In today’s world, credit cards are vital tools responsible for driving a wide range of commercial activity. One can scarcely rent a car, book a flight or book a hotel room without one. The mortgage crisis and tightening credit conditions have made it increasingly difficult for many consumers to gain access to credit — especially those with credit-history problems. It has been estimated that over 70 million individuals in America do not qualify for a “prime” credit card. This puts them in the low-limit, or “subprime” category.

Of course, the credit crisis is having a profound effect on our economy. The current situation makes it even more important that federal regulators strike a balance between protecting consumers while also protecting fair access to credit. Low-limit-credit-card providers charge fees to their customers because they are in a higher-risk category.

Pricing a product to risk is a well established principle of our market economy that can be found in a range of commercial transactions. Just as auto-insurance companies charge higher premiums for customers with fender benders on their record, low-limit-credit-card providers charge more for those with dents in their credit history.

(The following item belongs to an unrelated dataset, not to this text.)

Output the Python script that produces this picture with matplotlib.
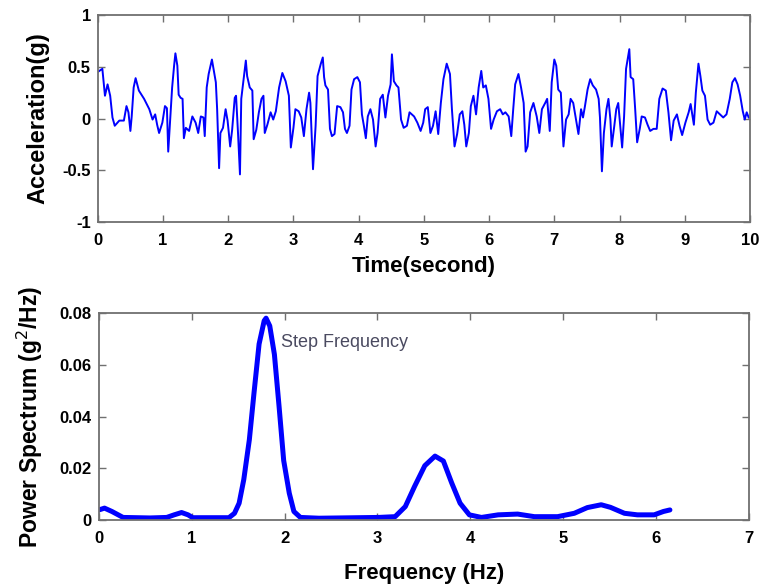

The federal government is one of the main reasons why low-limit credit is more expensive to obtain. Unlike prime issuers, low-limit-card issuers are legally required to hold much of their funds in reserve, sometimes up to 56 percent. Should regulators prevent companies from pricing their products to risk, many if not all of these companies would no longer be able to meet these requirements and cover their costs. Such an outcome would mean that low-limit credit disappears; while millions of otherwise qualified applicants would be forced to turn to pay lenders, pawn shops, or perhaps more risky and troubling options when confronting a financial crisis.

The millions of families, individuals and small business owners who would otherwise qualify for low-limit credit deserve a second chance to get back on their feet. It has been estimated that low-limit cards are responsible for generating over $2 billion in commercial activity a year in our economy. If low-limit cards were regulated out of the economy these important dollars and commercial activity would disappear — causing further injury to our already ailing economy.

The Fed should be commended for its move to hold credit-card companies to high standards in disclosing obligations to consumers. Likewise, issuers should be required to use, consistent stringent standards when selecting applicants to receive a card. The Fed should also look at common-sense ways to make credit safer and more accessible to consumers without dictating the pricing and structure of how fees apply. It is vital that we do not allow abuses in the marketplace. But as regulators move forward, they should seek changes to protect consumers while avoiding price- control policies and restrictions that will do more harm than good.

Karen Kerrigan is president of the Small Business and Entrepreneurship Council.